Introduction: Cytotoxic CD8+ T lymphocyte (CTL) cells are central in mediating anti-tumour immunity. Hence, CTLs are a major target for cancer immunotherapy, such as peptide-based T cell vaccines. The primary mechanism of CTL anti-tumour response is through cell-mediated cytotoxicity. Therefore, we developed an ex-vivo assay to evaluate the ability of novel therapeutics to induce CTL cytolytic activity on numerous target cell lines. We analysed the cytotoxic killing response of in-vivo generated antigen-specific CTLs, on fluorescently labelled target cells ex-vivo. Using this direct ex-vivo assay, we will be able to screen and identify potent and widely applicable vaccine formulations.
Method: Mice were immunised with a vaccine formulation (antigen + adjuvant) to generate in-vivo vaccine antigen-specific CTLs. On day 7, CTLs were harvested from lymph nodes and isolated via AutoMACS separation. Subsequently, CTLs were incubated (18 hours) ex-vivo with fluorescently labelled target (hi-FITC) and control (lo-FITC) cell lines at various effector: target cell ratios (0:1, 1.5:1, 3:1, 6:1, 12:1, 25:1, 50:1, 100:1). Cell samples were analysed via flow cytometry, and the CTL specific lysis was calculated based on the frequencies of the target and control cell lines.
Results: The level of target cell specific killing was found to correlate with an increasing effector: target cells ratio with observable killing occurring at 6:1 ratio and reaching a maximum CTL lysis of 81.67% at 100:1 ratio. Additionally, non-specific CTL response was absent.

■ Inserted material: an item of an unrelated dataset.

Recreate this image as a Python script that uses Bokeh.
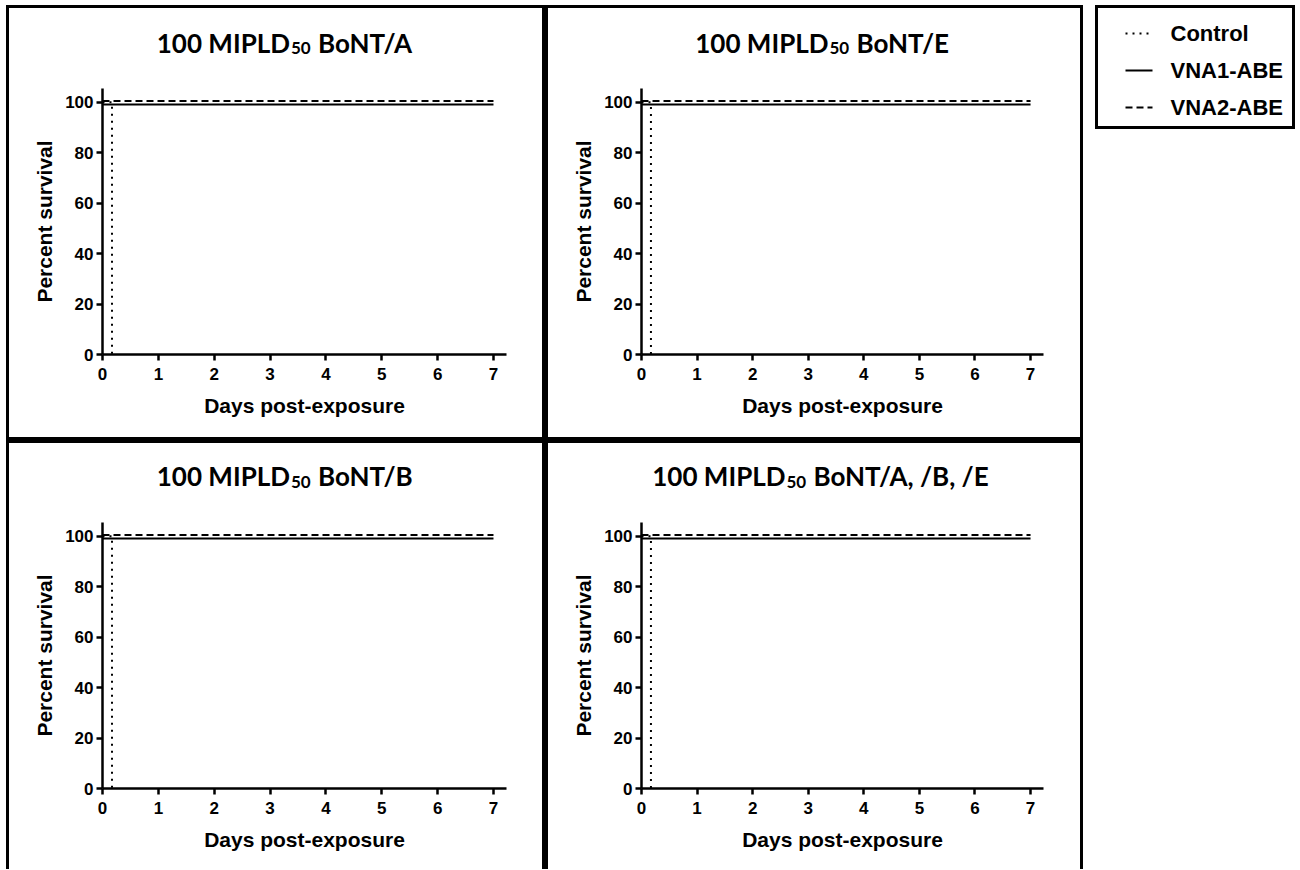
from bokeh.plotting import figure
from bokeh.models import Range1d, FixedTicker, ColumnDataSource, Spacer
from bokeh.layouts import row, column
from bokeh.transform import dodge
from bokeh.core.properties import value
from bokeh.embed import file_html
from bokeh.resources import INLINE

# ---------------- data ----------------
panel_toxins = ["BoNT/A", "BoNT/E", "BoNT/B", "BoNT/A, /B, /E"]
dose_prefix = "100 MIPLD"
dose_sub = "50"
series_names = ["Control", "VNA1-ABE", "VNA2-ABE"]

control_days = [0, 0.17, 0.17]
control_survival = [100, 100, 0]
vna1_days = [0, 7]
vna1_survival = [100, 100]
vna2_days = [0, 7]
vna2_survival = [100, 100]

day_ticks = [0, 1, 2, 3, 4, 5, 6, 7]
survival_ticks = [0, 20, 40, 60, 80, 100]
x_label = "Days post-exposure"
y_label = "Percent survival"

# ---------------- styling ----------------
X_END = 7.233
Y_END = 105.5
AX_FONT = "Liberation Sans"
TITLE_FONT = "Lato"
K = "#000000"


def shadow(left=False, right=False, top=False, bottom=False):
    parts = []
    if left:
        parts.append("inset 3px 0 0 0 #000")
    if right:
        parts.append("inset -3px 0 0 0 #000")
    if top:
        parts.append("inset 0 3px 0 0 #000")
    if bottom:
        parts.append("inset 0 -3px 0 0 #000")
    return {"box-shadow": ", ".join(parts) if parts else "none"}


def pixel_fig(bl, fw, br, bt, fh, bb):
    # a figure whose data coordinates equal the host's pixel coordinates (y downwards)
    f = figure(frame_width=fw, frame_height=fh,
               x_range=Range1d(bl, bl + fw), y_range=Range1d(bt + fh, bt),
               output_backend="svg", toolbar_location=None,
               x_axis_location=None, y_axis_location=None)
    f.min_border_left = bl
    f.min_border_right = br
    f.min_border_top = bt
    f.min_border_bottom = bb
    f.outline_line_color = None
    f.border_fill_color = None
    f.background_fill_color = None
    f.grid.visible = False
    return f


def title_strip(toxin, fw, br, split, base):
    t = pixel_fig(96, fw, br, 12, 48, 0)
    t.text(x=[split], y=[base], text=[dose_prefix], text_font=value(TITLE_FONT),
           text_font_style="bold", text_font_size="26px", text_align="right",
           text_baseline="alphabetic", text_color=K)
    t.text(x=[split + 1], y=[base + 5.5], text=[dose_sub], text_font=value(TITLE_FONT),
           text_font_style="bold", text_font_size="17px", text_align="left",
           text_baseline="alphabetic", text_color=K)
    t.text(x=[split + 28], y=[base], text=[toxin], text_font=value(TITLE_FONT),
           text_font_style="bold", text_font_size="26px", text_align="left",
           text_baseline="alphabetic", text_color=K)
    t.styles = shadow(left=True, right=True, top=True)
    return t


def plot_fig(fl, fw, fr, ft, fh, fb, bottom_border):
    p = figure(frame_width=fw, frame_height=fh,
               x_range=Range1d(0, X_END), y_range=Range1d(0, Y_END),
               output_backend="svg", toolbar_location=None,
               min_border_left=fl, min_border_right=fr,
               min_border_top=ft, min_border_bottom=fb)
    p.outline_line_color = None
    p.xgrid.visible = False
    p.ygrid.visible = False
    p.background_fill_color = "white"
    p.border_fill_color = None

    p.xaxis.ticker = FixedTicker(ticks=day_ticks)
    p.yaxis.ticker = FixedTicker(ticks=survival_ticks)
    p.xaxis.axis_label = x_label
    p.yaxis.axis_label = y_label
    for ax in (p.xaxis[0], p.yaxis[0]):
        ax.axis_line_width = 2.5
        ax.axis_line_color = K
        ax.major_tick_line_width = 2.5
        ax.major_tick_line_color = K
        ax.major_tick_out = 6
        ax.major_tick_in = 0
        ax.minor_tick_line_color = None
        ax.major_label_text_font = AX_FONT
        ax.major_label_text_font_style = "bold"
        ax.major_label_text_font_size = "17px"
        ax.major_label_text_color = K
        ax.axis_label_text_font = AX_FONT
        ax.axis_label_text_font_style = "bold"
        ax.axis_label_text_font_size = "21px"
        ax.axis_label_text_color = K
    p.xaxis.major_label_standoff = 7
    p.yaxis.major_label_standoff = 3
    p.xaxis.axis_label_standoff = 11
    p.yaxis.axis_label_standoff = 6

    src_c = ColumnDataSource(dict(d=control_days, s=control_survival))
    src_1 = ColumnDataSource(dict(d=vna1_days, s=vna1_survival))
    src_2 = ColumnDataSource(dict(d=vna2_days, s=vna2_survival))
    p.line(x="d", y="s", source=src_c, line_color=K, line_width=2, line_dash="2 5")
    p.line(x="d", y=dodge("s", -0.8), source=src_1, line_color=K, line_width=2)
    p.line(x="d", y=dodge("s", 0.5), source=src_2, line_color=K, line_width=2, line_dash="7 4")

    p.styles = shadow(left=True, right=True, bottom=bottom_border)
    return p


# top-left panel (host x 6..545, y 5..440)
t1 = title_strip(panel_toxins[0], 404, 39, 283.5, 37)
f1 = plot_fig(96, 404, 39, 23, 266, 86, True)
# top-right panel (host x 545..1083)
t2 = title_strip(panel_toxins[1], 402, 40, 283, 37)
f2 = plot_fig(96, 402, 40, 23, 266, 86, True)
# bottom-left panel (host y 440..869)
t3 = title_strip(panel_toxins[2], 404, 39, 283.5, 35.5)
f3 = plot_fig(96, 404, 39, 22, 266, 81, False)
# bottom-right panel
t4 = title_strip(panel_toxins[3], 402, 40, 240, 35.5)
f4 = plot_fig(96, 402, 40, 22, 266, 81, False)

# ---------------- legend (host x 1095..1295, y 5..129) ----------------
lf = pixel_fig(0, 200, 0, 0, 124, 0)
row_y = [28 + 37 * i for i in range(len(series_names))]
dashes = ["2 5", "solid", "7 4"]
for yy, dsh in zip(row_y, dashes):
    lf.line(x=[30, 57], y=[yy, yy], line_color=K, line_width=2, line_dash=dsh)
lf.text(x=[75] * len(series_names), y=row_y, text=series_names,
        text_font=value(AX_FONT), text_font_style="bold", text_font_size="22px",
        text_baseline="middle", text_align="left", text_color=K)
lf.styles = shadow(left=True, right=True, top=True, bottom=True)

top_row = row(Spacer(width=6), column(t1, f1), column(t2, f2), Spacer(width=12), lf)
bot_row = row(Spacer(width=6), column(t3, f3), column(t4, f4))
layout = column(Spacer(height=5), top_row, bot_row)

open("out.html", "w").write(file_html(layout, INLINE))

Conclusion: We have developed an ex-vivo assay that allows analysis of CTL response on target cells. This assay will be instrumental in translation for high throughput screening of cancer cell lines. In addition, it will significantly reduce animal use in research, as opposed to conventional in-vivo testing. It will also overcome the limitation of testing a single vaccine candidate in a single animal model. Thus, this method will allow rapid identification of lead vaccine formulations against cancer targets.